Each morning, take yesterday's notes and ask:
"Here are my notes from yesterday: [paste]. Ask me three questions
that would test whether I actually understood these ideas."
Answer the questions — out loud or in text. Where you stumble is where your understanding is thin. Ask the AI to re-explain those spots using a different analogy or a concrete example.
This is active recall, but with a tutor who can instantly reteach any concept the moment you get stuck. The whole thing takes five minutes. Done consistently, it turns a passive note-taking habit into real learning.
Step 3: Connect new ideas to what you already know
This is the most powerful step, and the least obvious one.
When you encounter something new, ask the AI:
"How does this concept connect to [something I already know]?
Where do they overlap, and where does the analogy break?"
If you're learning about RAG systems for the first time and you already understand how a library catalog works, ask the AI to compare them. The model will draw the parallel — and then tell you where it stops working. That boundary is often more instructive than the analogy itself.
Over time, this practice builds a web of connected ideas instead of a pile of isolated facts. It's the difference between a second brain and a second storage drawer.
It also makes you a better prompter. When you understand how ideas relate to each other, you write prompts that give the model real context — and you get dramatically better outputs as a result.
Building the daily habit
The mistake most people make is trying to do too much at once. They design an elaborate system, plan a perfect review schedule, and burn out within a few weeks.
The version that lasts is small:
- After each AI session: ask for a three-point summary. Paste it into one note.
- Each morning: read yesterday's note. Ask for three quiz questions on it.
- Once a week: pick two unrelated notes and ask the AI how they connect.
That's the whole system. It fits into existing routines without requiring a productivity overhaul.
If you're building with Codepet, the daily practice loop already prompts you to reflect on what you built and what you learned — capture and review happen inside the product. The weekly connection pass is the one additional habit worth layering on top.
Why it compounds
Here's what makes this loop different from just studying harder: every session makes future sessions more productive.

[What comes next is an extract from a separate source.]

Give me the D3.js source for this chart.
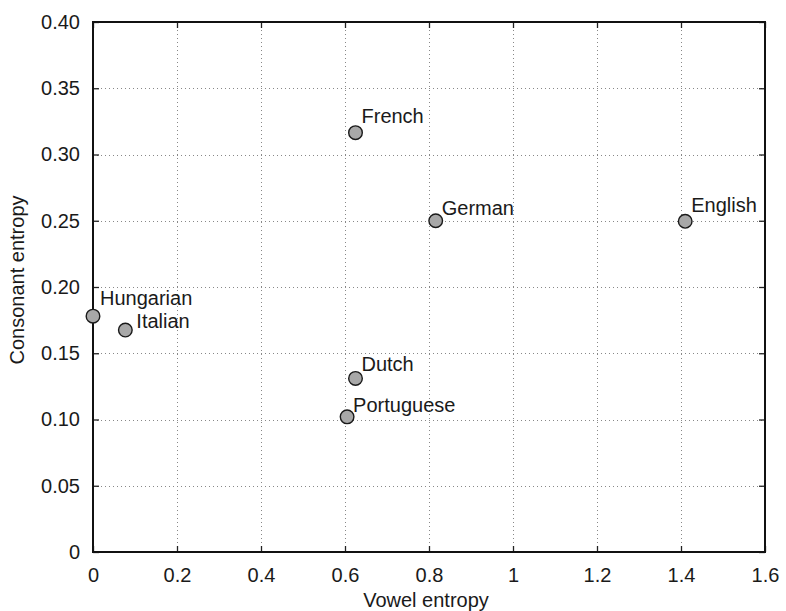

As your notes accumulate, you can paste relevant context into a new conversation and the AI has something real to build on. Instead of starting from zero, you pick up where you left off. You stop re-explaining background the model has no way to know.
More importantly, the connections between ideas start generating new questions. A strong knowledge base doesn't just store answers — it surfaces better questions. And better questions are the only reliable path to genuinely original thinking.
For more on using AI as a thinking collaborator rather than a search proxy, the framing in AI as a thought partner, not a search engine is worth the ten minutes.
The concrete takeaway
Pick one AI conversation you had this week. Right now, ask the model: "What are the three most important ideas from this conversation?" Write the answer down somewhere you'll see it tomorrow. Set a reminder for the morning to test yourself on it.
That's a learning loop. Run it for five days and notice whether your next conversation picks up from a different place than the last one.